Je passe mon temps à vanter le calme, la paix, la sérénité
de mon vallonné coin de campagne. Et puis voici que le Sud-Manche se met à rivaliser
avec la Corse ou Marseille en matière de meurtres. Je m’explique : en un
peu plus d’un mois deux doubles meurtres sont venus ensanglanter les villages nichés au creux des pâturages.
De là à penser que nos campagnes sont à feu et à sang, qu’il
serait prudent de songer à fermer la porte à clé la nuit et de faire l’emplette
d’un molosse et d’un fusil, il n’y a qu’un pas. Qu’il serait inutile de franchir.Si on regarde les choses d’un peu
plus près, ces alarmes s’avèrent vaines.
Le premier des doubles meurtres, qui endeuilla Villedieu-les-Poêles, serait un drame passionnel. L’ex-compagnon de la victime
féminine, une gamine d’une soixantaine d’années bien tassées, n’aurait pas
supporté de la voir s’amouracher d’un godelureau du même âge et aurait buté les
deux tourtereaux à coups de fusil de chasse. Notons que l’idylle entre les deux
victimes avait commencé lors un thé dansant et que c’est en revenant du thé
dansant qu’ils connurent leur triste destin.
Le second drame semblerait plus économique que passionnel. L’auteur
des meurtres, agriculteur ayant connu des déboires financiers, se serait vu
contraint de vendre sa ferme à l’une de ses futures victimes. Celui-ci, dit-on,
aurait continué de loger son vendeur à titre gratuit sur la propriété. Entre l’ex-cultivateur aigri de ses déconvenues et le nouveau propriétaire se développèrent des
relations tendues entraînant des disputes que le maire ou son adjoint venaient apaiser. Jusqu’à ce qu’hier le vieux
paysan, armé d’un fusil vienne abattre son successeur ainsi qu’un ami qui l’aidait
à élaguer des arbres.
Voici les conclusions que j’en tire : On peut continuer
de vivre en paix dans les collines mais ceci à trois conditions.

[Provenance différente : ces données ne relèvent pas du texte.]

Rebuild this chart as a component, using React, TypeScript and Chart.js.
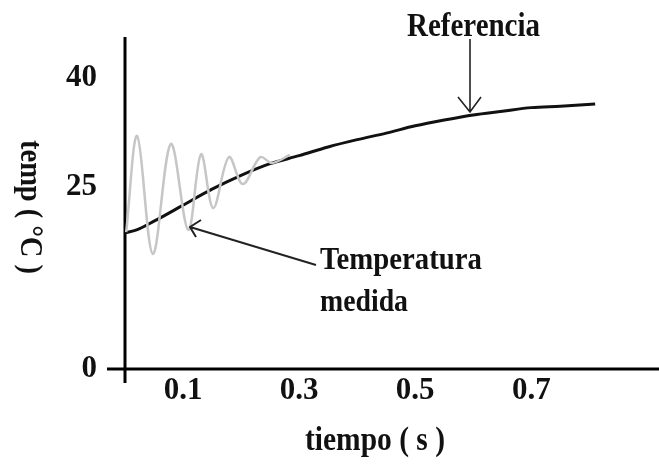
import React, { useEffect, useRef } from 'react';
import { Chart, registerables } from 'chart.js';

Chart.register(...registerables);

// Curva de referencia (negra)
const TIME_REF = [0, 0.02, 0.05, 0.1, 0.15, 0.2, 0.25, 0.3, 0.35, 0.4, 0.45, 0.5, 0.55, 0.6, 0.65, 0.7, 0.75, 0.81];
const TEMP_REF = [18.7, 19.1, 20.3, 22.5, 24.7, 26.6, 28.2, 29.3, 30.5, 31.5, 32.4, 33.4, 34.2, 34.9, 35.4, 35.9, 36.1, 36.4];

// Temperatura medida (gris, oscilante)
const TIME_MEAS = [0.002, 0.021, 0.048, 0.079, 0.109, 0.131, 0.152, 0.179, 0.203, 0.233, 0.253, 0.284];
const TEMP_MEAS = [18.8, 32.0, 15.8, 30.9, 19.1, 29.5, 22.1, 29.1, 25.4, 29.1, 28.3, 29.4];

const X_TICKS = [0.1, 0.3, 0.5, 0.7];
const Y_TICKS = [0, 25, 40];

const X_TITLE = 'tiempo ( s )';
const Y_TITLE = 'temp ( °C )';
const LABEL_REF = 'Referencia';
const LABEL_MEAS_1 = 'Temperatura';
const LABEL_MEAS_2 = 'medida';

const FONT = '"Liberation Serif", "Times New Roman", serif';

function stretchedText(ctx: CanvasRenderingContext2D, text: string, x: number, y: number, width: number, size: number, rotate = 0) {
  ctx.save();
  ctx.font = `bold ${size}px ${FONT}`;
  const w = ctx.measureText(text).width;
  ctx.translate(x, y);
  if (rotate) ctx.rotate(rotate);
  ctx.scale(width / w, 1);
  ctx.textAlign = 'left';
  ctx.textBaseline = 'alphabetic';
  ctx.fillStyle = '#111';
  ctx.fillText(text, 0, 0);
  ctx.restore();
}

const decorPlugin = {
  id: 'decor',
  beforeDatasetsDraw(chart: any) {
    const ctx: CanvasRenderingContext2D = chart.ctx;
    const xs = chart.scales.x;
    const ys = chart.scales.y;
    const x0 = xs.getPixelForValue(0);
    const y0 = ys.getPixelForValue(0);
    ctx.save();
    ctx.strokeStyle = '#000';
    ctx.lineWidth = 3;
    ctx.lineCap = 'butt';
    ctx.beginPath();
    ctx.moveTo(x0 - 18, y0);
    ctx.lineTo(chart.width, y0);
    ctx.moveTo(x0, chart.chartArea.top);
    ctx.lineTo(x0, y0 + 14);
    ctx.stroke();
    ctx.restore();
  },
  afterDraw(chart: any) {
    const ctx: CanvasRenderingContext2D = chart.ctx;
    ctx.save();
    // Arrow to reference curve
    ctx.strokeStyle = '#222';
    ctx.lineWidth = 1.6;
    ctx.beginPath();
    ctx.moveTo(470, 39);
    ctx.lineTo(470, 112);
    ctx.moveTo(458, 97);
    ctx.lineTo(470, 112);
    ctx.lineTo(481, 97);
    ctx.stroke();
    // Arrow to measured curve
    ctx.lineWidth = 2;
    ctx.beginPath();
    ctx.moveTo(316, 265);
    ctx.lineTo(190, 227);
    ctx.moveTo(201, 220);
    ctx.lineTo(190, 227);
    ctx.lineTo(196, 237);
    ctx.stroke();
    ctx.restore();

    stretchedText(ctx, LABEL_REF, 407, 36, 133, 34);
    stretchedText(ctx, LABEL_MEAS_1, 320, 269, 162, 32);
    stretchedText(ctx, LABEL_MEAS_2, 320, 311, 88, 32);
    stretchedText(ctx, X_TITLE, 305, 450, 140, 33);
    stretchedText(ctx, Y_TITLE, 21, 140, 134, 32, Math.PI / 2);
  },
};

export default function App() {
  const ref = useRef<HTMLCanvasElement | null>(null);
  useEffect(() => {
    document.body.style.margin = '0';
    const canvas = ref.current;
    if (!canvas) return;
    const chart = new Chart(canvas, {
      type: 'scatter',
      data: {
        datasets: [
          {
            label: LABEL_MEAS_1,
            data: TIME_MEAS.map((t, i) => ({ x: t, y: TEMP_MEAS[i] })),
            showLine: true,
            borderColor: '#c6c6c6',
            borderWidth: 2.5,
            pointRadius: 0,
            tension: 0.35,
          },
          {
            label: LABEL_REF,
            data: TIME_REF.map((t, i) => ({ x: t, y: TEMP_REF[i] })),
            showLine: true,
            borderColor: '#111',
            borderWidth: 3,
            pointRadius: 0,
            cubicInterpolationMode: 'monotone',
          },
        ],
      },
      options: {
        responsive: false,
        animation: false,
        devicePixelRatio: 1,
        layout: { padding: { top: 37, right: 0, left: 0, bottom: 0 } },
        plugins: { legend: { display: false }, tooltip: { enabled: false } },
        scales: {
          x: {
            type: 'linear',
            min: 0,
            max: 0.92,
            grid: { display: false, drawTicks: false },
            border: { display: false },
            afterBuildTicks: (axis: any) => {
              axis.ticks = X_TICKS.map((v) => ({ value: v }));
            },
            afterFit: (axis: any) => {
              axis.height = 95;
              axis.paddingLeft = 0;
              axis.paddingRight = 0;
            },
            ticks: {
              padding: 3,
              maxRotation: 0,
              autoSkip: false,
              color: '#111',
              font: { family: FONT, size: 31, weight: 'bold' },
              callback: (v: any) => Number(v).toFixed(1),
            },
          },
          y: {
            type: 'linear',
            min: 0,
            max: 45.6,
            grid: { display: false, drawTicks: false },
            border: { display: false },
            afterBuildTicks: (axis: any) => {
              axis.ticks = Y_TICKS.map((v) => ({ value: v }));
            },
            afterFit: (axis: any) => {
              axis.width = 125;
              axis.paddingTop = 0;
              axis.paddingBottom = 0;
            },
            ticks: {
              padding: 28,
              autoSkip: false,
              color: '#111',
              font: { family: FONT, size: 31, weight: 'bold' },
              callback: (v: any) => String(v),
            },
          },
        },
      },
      plugins: [decorPlugin],
    } as any);
    return () => chart.destroy();
  }, []);
  return (
    <div style={{ width: 659, height: 464 }}>
      <canvas ref={ref} width={659} height={464} style={{ display: 'block', width: 659, height: 464 }} />
    </div>
  );
}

- Il faut éviter d’aller draguer les sexagénaires au thé dansant. N’ayant aucun goût pour la drague et la danse, préférant le whisky au thé, de ce côté, je suis paré.
- Si on achète une ferme à un cultivateur failli, il ne faut à aucun prix le loger chez soi et s’assurer, même s’il habite au loin, qu’il ne possède pas d’armes.
- Si un de vos voisins ou amis n’a pas eu la prudence de respecter la condition précédente et qu’il vous propose de l’aider à quelque besogne que ce soit, déclinez poliment son offre prétextant qu’une affaire urgente vous appelle à Clermont-Ferrand (ou toute autre excuse plus ou moins convaincante).